“The choices you make now, the people you surround yourself with, they all have the potential to affect your life, even who you are, forever.”
When the sun goes down, what can you do with your camera? Use a flash? Take a long exposure shot? How about both?! Today being Wednesday I was off work for the entire day and yet only took a couple of shots of Olivia. As many of you know, and those of you especially who may be facebook friends, by far the most photographed thing in my life is my daughter Olivia. Am I just a photo fanatic? Am I an over obsessed parent? I’d like to say neither on this count, I just want a record of her daily changes, in the hope that at the end of her first year I can do something with all these images, maybe put them into a short slideshow or something. Anyway, I opted against using my daughter as a 365 model today, and decided to play with the flashgun in the garden. I am not breaking any new ground here, its just a technique I’ve not really played with before, and to be honest I quite like the effect!
So whats with todays quote? Well, I am going to keep this one a little obscure for the time being, but part of my day involved meeting up with an old work friend that I haven’t seen for sometime to talk about something they have become a part of in recent months, a new venture, something that I am considering for myself. I have heard many positive things about it, but it will take a significant commitment from myself to make this work, but I am at a place now where I have to weigh up the consideration of what lies ahead either being “too good to be true” or a “fantastic opportunity” and try to work out what my next move is.
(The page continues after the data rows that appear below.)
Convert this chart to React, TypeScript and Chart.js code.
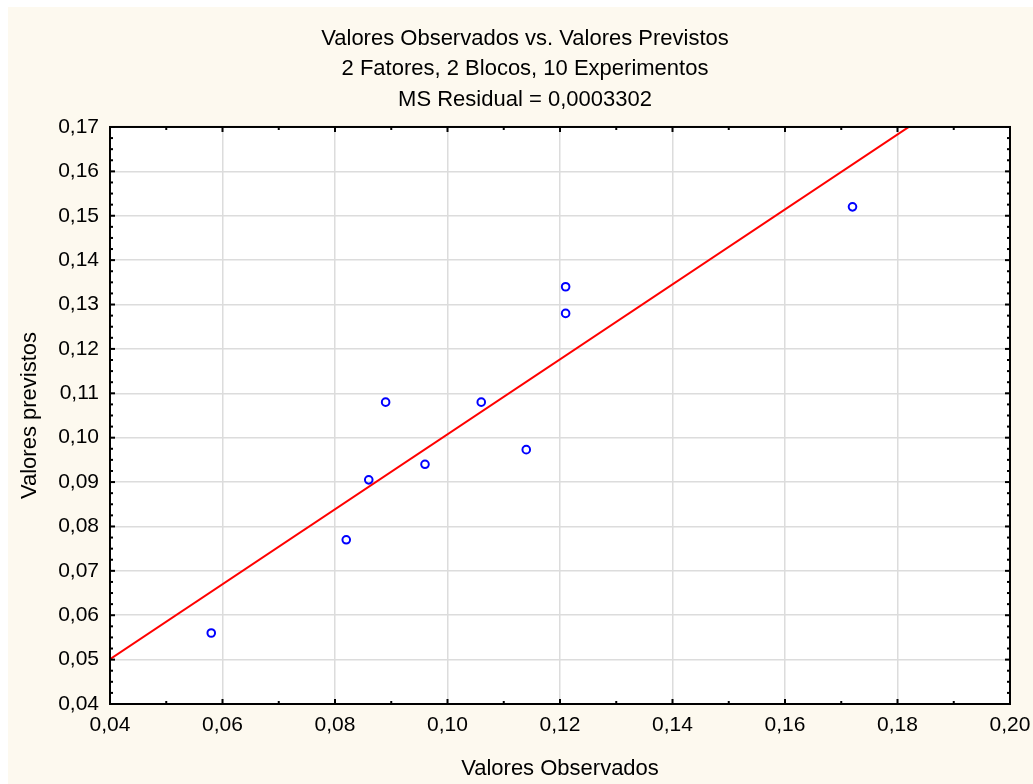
import React, { useEffect, useRef } from 'react';
import { Chart, registerables } from 'chart.js';

Chart.register(...registerables);

// Data
const observed = [0.058, 0.082, 0.086, 0.089, 0.096, 0.106, 0.114, 0.121, 0.121, 0.172];
const predicted = [0.056, 0.077, 0.0905, 0.108, 0.094, 0.108, 0.0973, 0.134, 0.128, 0.152];
const fitX = [0.04, 0.2];
const fitY = [0.0501, 0.1852];

const xTicks = [0.04, 0.06, 0.08, 0.1, 0.12, 0.14, 0.16, 0.18, 0.2];
const yTicks = [0.04, 0.05, 0.06, 0.07, 0.08, 0.09, 0.1, 0.11, 0.12, 0.13, 0.14, 0.15, 0.16, 0.17];

const titleLines = [
  'Valores Observados vs. Valores Previstos',
  '2 Fatores, 2 Blocos, 10 Experimentos',
  'MS Residual = 0,0003302',
];
const xTitle = 'Valores Observados';
const yTitle = 'Valores previstos';

const FAMILY = "'Liberation Sans', Arial, Helvetica, sans-serif";
const fmt = (v: any) => Number(v).toFixed(2).replace('.', ',');

const framePlugin = {
  id: 'framePlugin',
  beforeDraw(chart: any) {
    const { ctx, chartArea: a } = chart;
    ctx.save();
    ctx.fillStyle = '#fdf9ef';
    ctx.fillRect(0, 0, chart.width, chart.height);
    ctx.fillStyle = '#ffffff';
    ctx.fillRect(a.left, a.top, a.right - a.left, a.bottom - a.top);
    ctx.restore();
  },
  afterDraw(chart: any) {
    const { ctx, chartArea: a, scales } = chart;
    const xs = scales.x;
    const ys = scales.y;
    ctx.save();
    ctx.strokeStyle = '#000';
    ctx.lineWidth = 2;
    const line = (x1: number, y1: number, x2: number, y2: number) => {
      ctx.beginPath();
      ctx.moveTo(x1, y1);
      ctx.lineTo(x2, y2);
      ctx.stroke();
    };
    for (let i = 0; i < xTicks.length; i++) {
      const px = xs.getPixelForValue(xTicks[i]);
      line(px, a.bottom, px, a.bottom - 5);
      line(px, a.top, px, a.top + 5);
      if (i < xTicks.length - 1) {
        const mid = xs.getPixelForValue((xTicks[i] + xTicks[i + 1]) / 2);
        line(mid, a.bottom, mid, a.bottom - 3);
        line(mid, a.top, mid, a.top + 3);
      }
    }
    for (let i = 0; i < yTicks.length; i++) {
      const py = ys.getPixelForValue(yTicks[i]);
      line(a.left, py, a.left + 5, py);
      line(a.right, py, a.right - 5, py);
      if (i < yTicks.length - 1) {
        for (let k = 1; k < 4; k++) {
          const v = yTicks[i] + ((yTicks[i + 1] - yTicks[i]) * k) / 4;
          const pm = ys.getPixelForValue(v);
          line(a.left, pm, a.left + 3, pm);
          line(a.right, pm, a.right - 3, pm);
        }
      }
    }
    ctx.lineWidth = 2;
    ctx.strokeRect(a.left, a.top, a.right - a.left, a.bottom - a.top);
    ctx.restore();
  },
};

export default function App() {
  const ref = useRef<HTMLCanvasElement | null>(null);

  useEffect(() => {
    if (!ref.current) return;
    const chart = new Chart(ref.current, {
      type: 'scatter',
      data: {
        datasets: [
          {
            type: 'scatter',
            data: observed.map((x, i) => ({ x, y: predicted[i] })),
            pointRadius: 3.8,
            pointHoverRadius: 3.8,
            pointBorderWidth: 2,
            pointBorderColor: '#0000ff',
            pointBackgroundColor: 'rgba(0,0,0,0)',
          } as any,
          {
            type: 'line',
            data: fitX.map((x, i) => ({ x, y: fitY[i] })),
            borderColor: '#ff0000',
            borderWidth: 2,
            pointRadius: 0,
            fill: false,
            showLine: true,
          } as any,
        ],
      },
      options: {
        responsive: false,
        animation: false,
        devicePixelRatio: 1,
        layout: { padding: { left: 9, right: 0, top: 0, bottom: 0 } },
        plugins: {
          legend: { display: false },
          tooltip: { enabled: false },
          title: {
            display: true,
            text: titleLines,
            color: '#000',
            font: { family: FAMILY, size: 22, weight: 'normal', lineHeight: 1.386 },
            padding: { top: 16.25, bottom: 12.25 },
          },
        },
        scales: {
          x: {
            type: 'linear',
            min: 0.04,
            max: 0.2,
            afterBuildTicks: (s: any) => {
              s.ticks = xTicks.map((v) => ({ value: v }));
            },
            afterFit: (s: any) => {
              s.height = 80;
              s.paddingLeft = 0;
              s.paddingRight = 0;
            },
            ticks: {
              padding: 9,
              color: '#000',
              font: { family: FAMILY, size: 21 },
              callback: fmt,
              maxRotation: 0,
              autoSkip: false,
            },
            grid: { color: '#dcdcdc', lineWidth: 1.5, drawTicks: false },
            border: { display: false },
            title: {
              display: true,
              text: xTitle,
              color: '#000',
              font: { family: FAMILY, size: 22 },
              padding: { top: 0, bottom: 2.3 },
            },
          },
          y: {
            type: 'linear',
            min: 0.04,
            max: 0.17,
            afterBuildTicks: (s: any) => {
              s.ticks = yTicks.map((v) => ({ value: v }));
            },
            afterFit: (s: any) => {
              s.width = 93;
              s.paddingTop = 0;
              s.paddingBottom = 0;
            },
            ticks: {
              padding: 11,
              color: '#000',
              font: { family: FAMILY, size: 21 },
              callback: fmt,
              autoSkip: false,
            },
            grid: { color: '#dcdcdc', lineWidth: 1.5, drawTicks: false },
            border: { display: false },
            title: {
              display: true,
              text: yTitle,
              color: '#000',
              font: { family: FAMILY, size: 22 },
              padding: { top: 0, bottom: 0 },
            },
          },
          yRight: {
            type: 'linear',
            position: 'right',
            min: 0.04,
            max: 0.17,
            display: true,
            afterFit: (s: any) => {
              s.width = 23;
              s.paddingTop = 0;
              s.paddingBottom = 0;
            },
            ticks: { display: false },
            grid: { display: false, drawTicks: false },
            border: { display: false },
            title: { display: false },
          },
        },
      } as any,
      plugins: [framePlugin],
    });
    return () => chart.destroy();
  }, []);

  return (
    <div style={{ position: 'absolute', left: 8, top: 7, width: 1025, height: 777 }}>
      <canvas ref={ref} width={1025} height={777} style={{ display: 'block', width: 1025, height: 777 }} />
    </div>
  );
}
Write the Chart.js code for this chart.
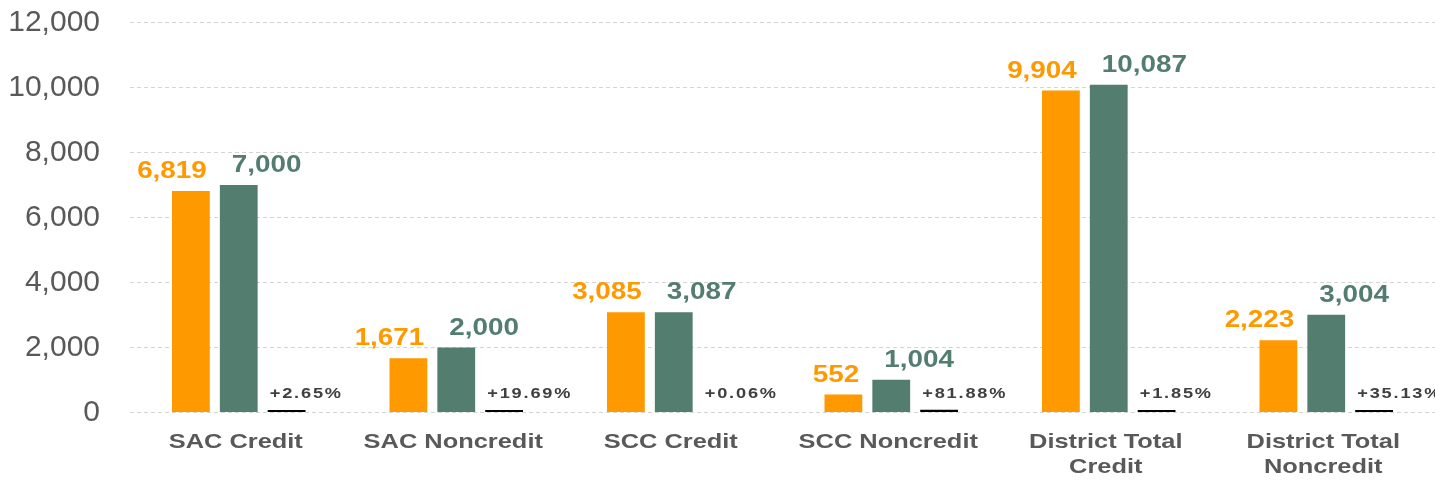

I know, I know, I am being very vague about it, but I need to work this out in my own head before I get any input from others. It doesn’t sound like I have a lot to lose, but I don’t want to get my hopes up too much on how this could really help things for me.
Aside from that it was just nice to have today of with Olivia, as obviously we had no-one else to take care of her today. So as much as it stings a bit financially, it is always a pleasure to be able to spend a day with her. She has been so good, eating well and being so happy all day, right up until bedtime when she just runs out of energy and needs her sleep. Pretty much like I have been doing lately. I did manage to get a few things done around the house, like fixing a drawer and getting the lawn cut, but it does limit what you can do when you have a baby that needs entertaining. Peppa pig will only hold her attention for so long, and I hate just leaving her to watch the tv when I should be spending time with her myself! Still, its only for short bursts while I am trying to do things, I just don’t want the wife to walk in from work, look around the house with her hands on her hips and wonder what I have actually bothered doing today, with an accusing look in her eye! I am sure she would be totally understanding that sometimes you just have “one of those days” but with only one day off a week, I don’t want to appear like I have spent the whole day with my feet up watching Jeremy Kyle!